WHAT IS BEING ASKED: Take the lines from the top down to and including the one with "import plotly.graph_objects as go" and repeat them exactly. Omit images.

Records from a dataset:
##########

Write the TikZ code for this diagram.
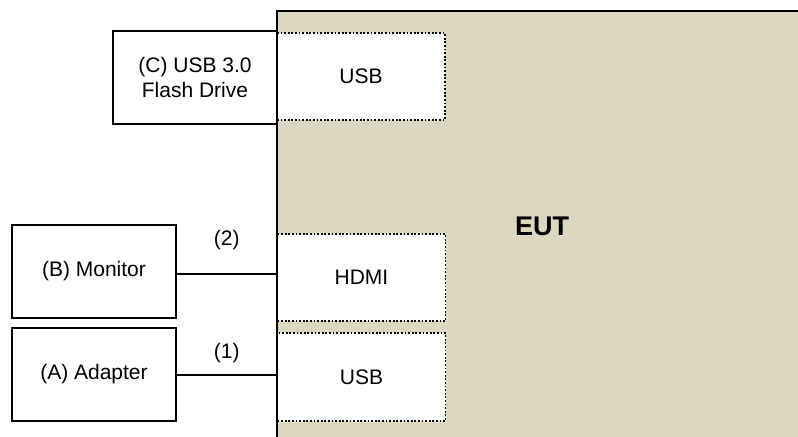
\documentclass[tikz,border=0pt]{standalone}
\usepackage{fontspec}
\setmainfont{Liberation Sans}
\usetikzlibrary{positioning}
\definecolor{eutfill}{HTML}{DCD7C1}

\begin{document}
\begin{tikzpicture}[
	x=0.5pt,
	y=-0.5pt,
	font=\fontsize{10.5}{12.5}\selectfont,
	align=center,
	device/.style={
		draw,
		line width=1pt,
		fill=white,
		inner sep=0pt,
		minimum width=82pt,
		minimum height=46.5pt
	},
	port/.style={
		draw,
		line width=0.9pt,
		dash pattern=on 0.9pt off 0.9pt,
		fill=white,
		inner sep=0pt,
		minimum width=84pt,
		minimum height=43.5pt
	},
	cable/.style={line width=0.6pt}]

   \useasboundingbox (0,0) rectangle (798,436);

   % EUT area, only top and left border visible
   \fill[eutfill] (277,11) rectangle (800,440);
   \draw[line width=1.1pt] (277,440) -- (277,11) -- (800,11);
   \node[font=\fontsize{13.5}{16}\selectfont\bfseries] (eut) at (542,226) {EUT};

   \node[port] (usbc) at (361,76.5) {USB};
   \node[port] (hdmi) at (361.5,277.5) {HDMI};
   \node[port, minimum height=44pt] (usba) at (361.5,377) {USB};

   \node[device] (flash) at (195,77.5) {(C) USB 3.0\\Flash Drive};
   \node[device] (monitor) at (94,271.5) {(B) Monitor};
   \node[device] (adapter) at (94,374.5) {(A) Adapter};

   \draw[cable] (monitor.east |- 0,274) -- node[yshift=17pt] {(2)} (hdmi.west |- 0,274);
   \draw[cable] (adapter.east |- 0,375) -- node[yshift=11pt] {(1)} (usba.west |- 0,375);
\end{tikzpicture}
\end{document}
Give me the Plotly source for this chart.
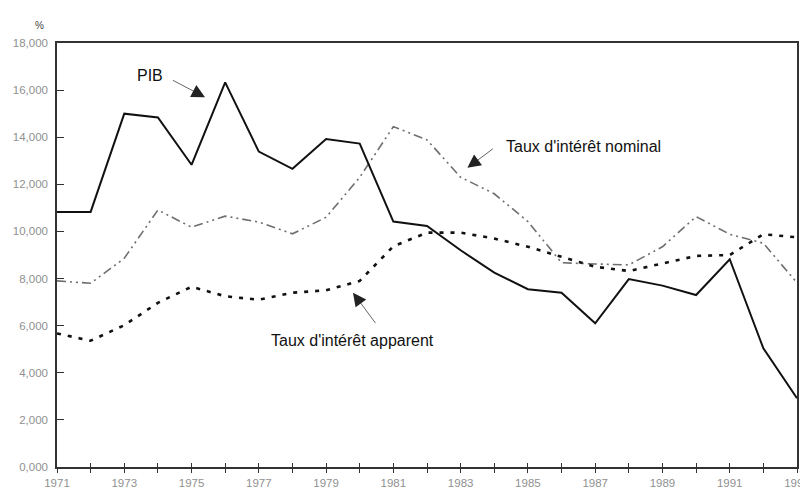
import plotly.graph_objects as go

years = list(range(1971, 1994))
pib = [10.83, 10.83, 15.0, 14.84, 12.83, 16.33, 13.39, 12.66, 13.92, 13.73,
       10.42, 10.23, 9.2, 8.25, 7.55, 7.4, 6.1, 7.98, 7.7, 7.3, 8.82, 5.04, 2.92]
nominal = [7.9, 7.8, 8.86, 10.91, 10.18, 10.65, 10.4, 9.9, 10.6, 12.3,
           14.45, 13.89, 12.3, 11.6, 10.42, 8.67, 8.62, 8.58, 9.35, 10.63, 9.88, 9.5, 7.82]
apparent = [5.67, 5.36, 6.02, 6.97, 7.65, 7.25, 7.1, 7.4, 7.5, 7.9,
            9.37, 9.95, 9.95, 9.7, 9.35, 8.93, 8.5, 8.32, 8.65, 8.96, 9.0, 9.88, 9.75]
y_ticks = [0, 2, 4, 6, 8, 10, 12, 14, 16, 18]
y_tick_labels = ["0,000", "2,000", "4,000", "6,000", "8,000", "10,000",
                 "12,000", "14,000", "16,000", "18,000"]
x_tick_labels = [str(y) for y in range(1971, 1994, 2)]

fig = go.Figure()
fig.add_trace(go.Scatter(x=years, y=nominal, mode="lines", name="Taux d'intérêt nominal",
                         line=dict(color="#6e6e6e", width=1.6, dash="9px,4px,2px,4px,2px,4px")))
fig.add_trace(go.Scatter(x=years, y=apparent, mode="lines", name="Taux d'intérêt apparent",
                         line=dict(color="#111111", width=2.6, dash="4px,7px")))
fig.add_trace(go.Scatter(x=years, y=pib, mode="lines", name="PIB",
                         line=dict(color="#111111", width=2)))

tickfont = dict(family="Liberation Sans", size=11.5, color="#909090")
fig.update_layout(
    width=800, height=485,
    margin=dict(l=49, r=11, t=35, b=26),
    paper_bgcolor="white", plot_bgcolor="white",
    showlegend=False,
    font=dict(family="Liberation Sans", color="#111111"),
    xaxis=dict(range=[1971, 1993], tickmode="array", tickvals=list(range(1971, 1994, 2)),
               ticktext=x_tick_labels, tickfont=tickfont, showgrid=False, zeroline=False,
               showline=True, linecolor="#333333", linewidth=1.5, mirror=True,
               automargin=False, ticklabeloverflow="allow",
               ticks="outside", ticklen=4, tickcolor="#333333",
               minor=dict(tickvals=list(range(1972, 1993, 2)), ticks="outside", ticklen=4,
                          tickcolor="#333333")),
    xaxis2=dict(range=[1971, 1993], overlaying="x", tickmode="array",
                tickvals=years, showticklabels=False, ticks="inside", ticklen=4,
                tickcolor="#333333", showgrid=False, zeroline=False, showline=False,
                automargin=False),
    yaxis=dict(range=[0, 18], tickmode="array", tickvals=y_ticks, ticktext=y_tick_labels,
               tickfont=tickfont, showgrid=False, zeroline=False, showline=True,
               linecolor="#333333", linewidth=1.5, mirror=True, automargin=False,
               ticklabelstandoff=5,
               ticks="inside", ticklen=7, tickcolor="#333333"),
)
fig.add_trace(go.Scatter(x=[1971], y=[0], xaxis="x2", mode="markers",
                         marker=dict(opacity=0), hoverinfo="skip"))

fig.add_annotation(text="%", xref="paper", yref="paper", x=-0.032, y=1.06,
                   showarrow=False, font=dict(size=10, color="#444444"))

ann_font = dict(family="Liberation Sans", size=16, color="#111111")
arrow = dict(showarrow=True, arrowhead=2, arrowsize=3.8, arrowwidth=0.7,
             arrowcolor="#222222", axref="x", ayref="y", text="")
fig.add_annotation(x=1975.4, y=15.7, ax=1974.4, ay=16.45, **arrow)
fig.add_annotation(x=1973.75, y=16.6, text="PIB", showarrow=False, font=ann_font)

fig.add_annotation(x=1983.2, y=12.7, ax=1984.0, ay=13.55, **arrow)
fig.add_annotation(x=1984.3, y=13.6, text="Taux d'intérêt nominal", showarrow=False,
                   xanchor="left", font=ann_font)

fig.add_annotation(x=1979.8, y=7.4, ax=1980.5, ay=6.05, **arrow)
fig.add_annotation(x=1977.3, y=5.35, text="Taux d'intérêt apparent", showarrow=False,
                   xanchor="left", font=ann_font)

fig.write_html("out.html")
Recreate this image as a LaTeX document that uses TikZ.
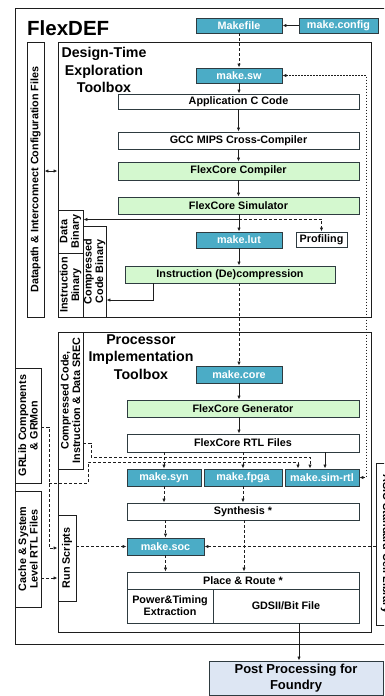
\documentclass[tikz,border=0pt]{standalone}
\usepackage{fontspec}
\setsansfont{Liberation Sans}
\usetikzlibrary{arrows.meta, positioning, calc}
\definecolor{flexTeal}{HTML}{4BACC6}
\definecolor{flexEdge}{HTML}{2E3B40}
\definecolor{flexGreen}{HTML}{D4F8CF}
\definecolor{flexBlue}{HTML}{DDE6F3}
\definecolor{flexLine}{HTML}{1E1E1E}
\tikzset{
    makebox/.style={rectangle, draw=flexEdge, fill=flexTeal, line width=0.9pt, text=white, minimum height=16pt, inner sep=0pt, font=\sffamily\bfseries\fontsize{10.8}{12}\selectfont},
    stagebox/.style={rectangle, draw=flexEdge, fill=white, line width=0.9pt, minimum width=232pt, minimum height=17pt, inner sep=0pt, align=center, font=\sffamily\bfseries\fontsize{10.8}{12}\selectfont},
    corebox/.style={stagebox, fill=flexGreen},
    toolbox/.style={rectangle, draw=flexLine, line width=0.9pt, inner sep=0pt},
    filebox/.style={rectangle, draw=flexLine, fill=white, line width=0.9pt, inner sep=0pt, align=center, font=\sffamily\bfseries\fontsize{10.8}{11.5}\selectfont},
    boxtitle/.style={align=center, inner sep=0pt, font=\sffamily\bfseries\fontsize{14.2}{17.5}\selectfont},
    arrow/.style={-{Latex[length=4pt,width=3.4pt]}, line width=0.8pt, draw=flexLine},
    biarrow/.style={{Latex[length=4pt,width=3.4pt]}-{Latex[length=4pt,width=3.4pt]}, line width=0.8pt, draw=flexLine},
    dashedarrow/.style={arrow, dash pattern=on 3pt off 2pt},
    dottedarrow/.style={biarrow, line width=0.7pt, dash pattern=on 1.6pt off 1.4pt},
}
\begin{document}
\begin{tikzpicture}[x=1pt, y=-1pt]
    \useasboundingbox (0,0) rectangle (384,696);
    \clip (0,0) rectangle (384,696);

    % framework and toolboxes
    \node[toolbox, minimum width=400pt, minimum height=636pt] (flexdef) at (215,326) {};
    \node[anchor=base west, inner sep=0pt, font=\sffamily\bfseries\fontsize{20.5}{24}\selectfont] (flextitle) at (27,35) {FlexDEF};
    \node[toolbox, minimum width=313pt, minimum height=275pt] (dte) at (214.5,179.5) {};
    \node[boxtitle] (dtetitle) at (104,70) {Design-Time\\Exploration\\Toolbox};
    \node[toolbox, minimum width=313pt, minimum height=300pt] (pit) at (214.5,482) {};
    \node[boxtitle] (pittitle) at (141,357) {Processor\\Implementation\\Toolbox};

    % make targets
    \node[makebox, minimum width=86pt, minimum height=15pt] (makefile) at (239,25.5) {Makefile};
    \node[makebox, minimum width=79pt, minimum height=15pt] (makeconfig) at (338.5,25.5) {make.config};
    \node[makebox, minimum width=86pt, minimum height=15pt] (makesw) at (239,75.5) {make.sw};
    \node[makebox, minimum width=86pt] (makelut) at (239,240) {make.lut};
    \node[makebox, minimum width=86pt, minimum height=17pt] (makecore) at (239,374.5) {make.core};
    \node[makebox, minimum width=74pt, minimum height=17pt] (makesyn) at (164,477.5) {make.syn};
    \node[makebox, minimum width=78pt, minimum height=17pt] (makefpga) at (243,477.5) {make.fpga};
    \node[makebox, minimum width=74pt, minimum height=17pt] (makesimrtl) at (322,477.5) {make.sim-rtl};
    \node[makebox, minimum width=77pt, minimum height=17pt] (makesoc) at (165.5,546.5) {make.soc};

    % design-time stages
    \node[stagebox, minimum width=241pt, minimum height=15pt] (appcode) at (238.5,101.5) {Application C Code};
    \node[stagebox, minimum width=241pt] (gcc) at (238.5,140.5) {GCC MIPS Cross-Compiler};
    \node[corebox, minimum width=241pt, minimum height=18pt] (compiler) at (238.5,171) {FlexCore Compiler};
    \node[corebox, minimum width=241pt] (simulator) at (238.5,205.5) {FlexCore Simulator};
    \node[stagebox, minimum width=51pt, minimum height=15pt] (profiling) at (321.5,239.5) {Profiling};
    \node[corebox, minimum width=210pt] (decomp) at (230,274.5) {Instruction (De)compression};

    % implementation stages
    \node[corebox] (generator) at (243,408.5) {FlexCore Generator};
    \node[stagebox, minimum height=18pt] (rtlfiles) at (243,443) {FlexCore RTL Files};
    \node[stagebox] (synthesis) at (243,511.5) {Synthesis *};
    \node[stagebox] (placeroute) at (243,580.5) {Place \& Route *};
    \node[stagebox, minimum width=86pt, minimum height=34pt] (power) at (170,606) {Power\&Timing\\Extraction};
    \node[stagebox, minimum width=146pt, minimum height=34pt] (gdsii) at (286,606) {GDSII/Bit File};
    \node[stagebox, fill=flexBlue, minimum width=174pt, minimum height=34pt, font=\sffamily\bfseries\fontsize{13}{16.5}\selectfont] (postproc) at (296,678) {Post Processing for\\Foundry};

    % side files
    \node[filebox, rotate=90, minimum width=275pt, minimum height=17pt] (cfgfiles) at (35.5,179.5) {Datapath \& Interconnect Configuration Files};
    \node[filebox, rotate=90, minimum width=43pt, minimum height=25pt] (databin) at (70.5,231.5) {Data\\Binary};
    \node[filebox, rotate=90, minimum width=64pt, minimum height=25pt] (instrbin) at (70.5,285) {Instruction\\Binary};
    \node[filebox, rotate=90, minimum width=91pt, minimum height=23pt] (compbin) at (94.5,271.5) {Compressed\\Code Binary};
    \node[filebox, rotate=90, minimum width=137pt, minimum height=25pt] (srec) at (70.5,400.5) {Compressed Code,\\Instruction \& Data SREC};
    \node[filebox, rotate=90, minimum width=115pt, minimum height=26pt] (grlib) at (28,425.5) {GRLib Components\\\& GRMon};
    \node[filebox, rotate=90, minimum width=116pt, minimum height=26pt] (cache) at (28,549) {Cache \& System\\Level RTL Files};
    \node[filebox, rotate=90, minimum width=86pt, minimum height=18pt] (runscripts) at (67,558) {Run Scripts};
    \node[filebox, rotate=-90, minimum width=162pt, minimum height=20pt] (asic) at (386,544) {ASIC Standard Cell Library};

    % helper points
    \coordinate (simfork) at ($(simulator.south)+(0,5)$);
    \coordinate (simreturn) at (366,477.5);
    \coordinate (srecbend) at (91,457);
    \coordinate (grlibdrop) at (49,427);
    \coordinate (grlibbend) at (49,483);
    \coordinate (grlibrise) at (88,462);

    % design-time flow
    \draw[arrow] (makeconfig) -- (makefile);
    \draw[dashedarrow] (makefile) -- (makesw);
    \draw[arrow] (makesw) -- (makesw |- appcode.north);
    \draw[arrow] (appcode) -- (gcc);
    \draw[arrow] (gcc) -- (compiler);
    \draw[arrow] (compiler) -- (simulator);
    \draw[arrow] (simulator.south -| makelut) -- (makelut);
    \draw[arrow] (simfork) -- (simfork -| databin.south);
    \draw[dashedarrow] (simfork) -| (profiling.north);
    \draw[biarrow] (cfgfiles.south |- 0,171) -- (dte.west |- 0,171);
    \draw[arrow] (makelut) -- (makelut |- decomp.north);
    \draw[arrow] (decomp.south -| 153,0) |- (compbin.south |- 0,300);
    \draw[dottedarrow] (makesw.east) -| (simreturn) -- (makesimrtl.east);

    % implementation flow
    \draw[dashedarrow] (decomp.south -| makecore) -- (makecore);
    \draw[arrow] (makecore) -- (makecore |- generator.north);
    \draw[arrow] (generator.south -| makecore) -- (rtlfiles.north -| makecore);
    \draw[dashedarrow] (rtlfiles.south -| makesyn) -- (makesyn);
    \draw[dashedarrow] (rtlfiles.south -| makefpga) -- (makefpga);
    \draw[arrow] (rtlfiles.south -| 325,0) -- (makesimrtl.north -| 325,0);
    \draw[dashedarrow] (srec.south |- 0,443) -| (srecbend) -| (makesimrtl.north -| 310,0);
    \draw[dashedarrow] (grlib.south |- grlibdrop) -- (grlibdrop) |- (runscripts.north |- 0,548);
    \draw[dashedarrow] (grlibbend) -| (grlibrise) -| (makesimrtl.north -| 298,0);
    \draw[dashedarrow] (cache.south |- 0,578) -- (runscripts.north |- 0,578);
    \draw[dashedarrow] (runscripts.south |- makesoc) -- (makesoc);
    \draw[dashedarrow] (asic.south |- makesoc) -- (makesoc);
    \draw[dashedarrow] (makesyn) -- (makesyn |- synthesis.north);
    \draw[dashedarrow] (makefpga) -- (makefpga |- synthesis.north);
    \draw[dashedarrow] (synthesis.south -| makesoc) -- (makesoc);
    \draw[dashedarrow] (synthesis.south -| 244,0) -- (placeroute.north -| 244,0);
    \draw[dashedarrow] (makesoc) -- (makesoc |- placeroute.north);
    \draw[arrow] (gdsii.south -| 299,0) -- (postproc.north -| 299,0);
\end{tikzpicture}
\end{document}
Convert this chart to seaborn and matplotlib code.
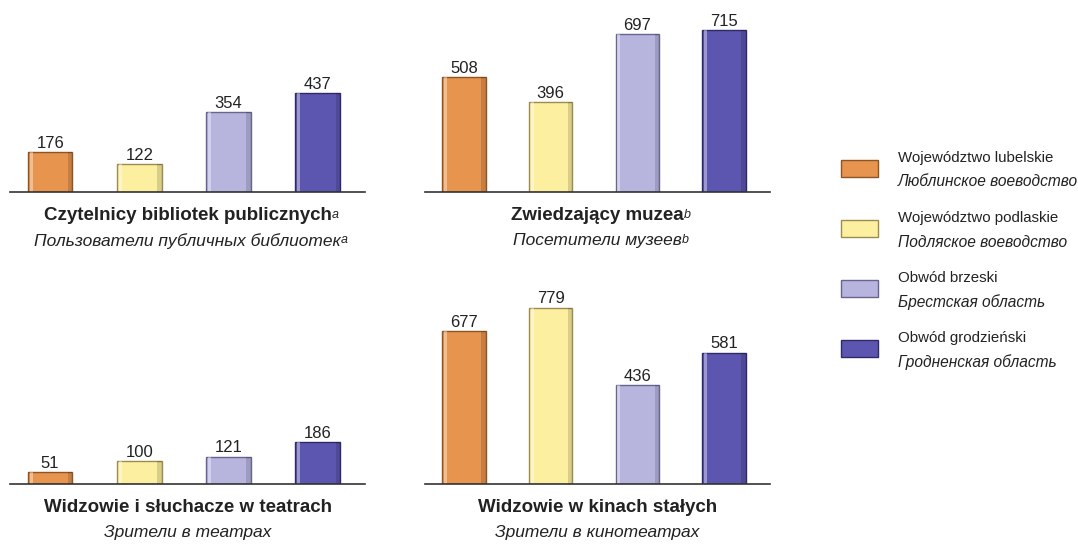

##########

EXERCISE ANSWER:
Write the TikZ code for this diagram.
\documentclass[tikz,border=0pt]{standalone}
\usepackage{fontspec}
\setmainfont{Liberation Sans}
\usetikzlibrary{positioning}
\definecolor{eutfill}{HTML}{DCD7C1}

\begin{document}
\begin{tikzpicture}[
	x=0.5pt,
	y=-0.5pt,
	font=\fontsize{10.5}{12.5}\selectfont,
	align=center,
	device/.style={
		draw,
		line width=1pt,
		fill=white,
		inner sep=0pt,
		minimum width=82pt,
		minimum height=46.5pt
	},
	port/.style={
		draw,
		line width=0.9pt,
		dash pattern=on 0.9pt off 0.9pt,
		fill=white,
		inner sep=0pt,
		minimum width=84pt,
		minimum height=43.5pt
	},
	cable/.style={line width=0.6pt}]

   \useasboundingbox (0,0) rectangle (798,436);

   % EUT area, only top and left border visible
   \fill[eutfill] (277,11) rectangle (800,440);
   \draw[line width=1.1pt] (277,440) -- (277,11) -- (800,11);
   \node[font=\fontsize{13.5}{16}\selectfont\bfseries] (eut) at (542,226) {EUT};

   \node[port] (usbc) at (361,76.5) {USB};
   \node[port] (hdmi) at (361.5,277.5) {HDMI};
   \node[port, minimum height=44pt] (usba) at (361.5,377) {USB};

   \node[device] (flash) at (195,77.5) {(C) USB 3.0\\Flash Drive};
   \node[device] (monitor) at (94,271.5) {(B) Monitor};
   \node[device] (adapter) at (94,374.5) {(A) Adapter};

   \draw[cable] (monitor.east |- 0,274) -- node[yshift=17pt] {(2)} (hdmi.west |- 0,274);
   \draw[cable] (adapter.east |- 0,375) -- node[yshift=11pt] {(1)} (usba.west |- 0,375);
\end{tikzpicture}
\end{document}
Give me the Plotly source for this chart.
import plotly.graph_objects as go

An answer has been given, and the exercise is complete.